The Iowa City nightclub closed in 2005, and Krain, who was 18 when she met her birth mother, has moved to the East Coast. Magness is excited about coming to Cedar Rapids.
“One of the great things about playing Iowa — and really, the Midwest — people really ‘get’ the music.”
Her music is her life and her life is her music, sung with gutsy raw power. The turbulence of her youth “has everything to do” with the person and musician she’s become.
“There is not a separation,” she says. “In this case, there’s no separation of church and state. It completely has shaped my craft, totally informed my life experiences and completely informed my craft.”
The dark days after her parents’ deaths gave her dark thoughts, as well.
“I really didn’t want to be here, and that was an idea that I had most of my life,” she says. Music became one of her lifelines, her salvation.
“When a child is drowning and somebody tosses the rope, there’s not really a thought process that occurs there, you just grab the rope. One of the ropes for me was music, because it connected me to life in a way that up until that point I was not truly connected. It tethered me. Up until that point, I was untethered, which is not an uncommon experience of a foster child. It is excruciating to be in the world and be untethered. I was one of those kids,” she says.
She actually grew up listening to a cross-section of music through her father’s record collection, leaning toward the country classics of Hank Williams, Patsy Cline, Kitty Wells, Buck Owens and the Buckaroos, as well as the smooth sounds of Nat King Cole. Then she discovered the blues, which has buoyed her ever since.
She’s coming off one of her darkest adult years, but now she’s able to call even that journey “remarkable,” largely because of the aptly titled “Stronger For It” album.
“The short version” of what she’s communicating through the collection, she says, is that “no matter what difficulties life may be presenting us with, keep trudging through and we do come out on the other side, and in my case, I came out stronger for it,” she says.
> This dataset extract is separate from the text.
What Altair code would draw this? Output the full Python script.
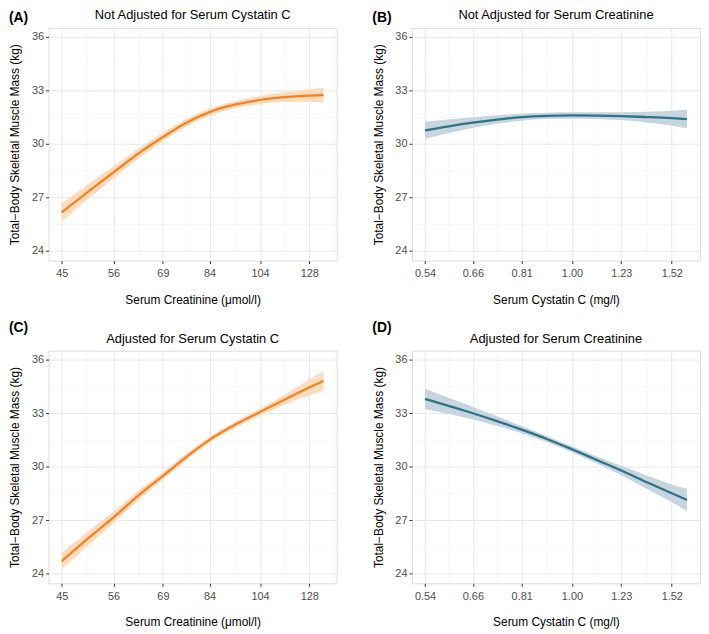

“2011, which is when the record was made, was an amazing year — it was a remarkable year,” she says. “I had the best touring year I’ve ever had thus far. I buried eight people very dear to me, including my brother and the only mother I ever really knew. My cat died the week before Christmas and I lost a 17-year marriage.
“But I made a record. And I take my work very personally, so it came out on the record,” she says. “It isn’t just about the loss of a long-term marriage. It isn’t just about the loss of my oldest brother. It’s not about any one thing. It’s about (how) everybody gets their turn in the pan. We all know that, and a lot of people were in the frying pan in 2011, and that pan was turned up to 10. I was one of those people. It was the most extreme high and lowest of lows. It was intense. It was schizophrenic. It was loud.”
She is recovering from that year and all the other years.
“I’m still climbing out,” she says. “The truth is, mostly I have good days. Most days my heart is open, and that is nothing short of a miracle. I do feel, and I do truly believe, that I’m a very, very, very lucky woman.”
She gives much credit to another of her lifelines, the foster mother who died in November and the reason Magness is an ambassador for foster care.
“To have been struck at such a young age and tethered to music and to be given the gift of having someone stand up for me when I was so young and in such trouble — when I couldn’t stand up for myself — that’s where I’m talking about foster care,” Magness says.
“Finding the right placement, finding the right fit, what a game-changer that was. To change one thing in the life of a kid who was in trouble changed everything.”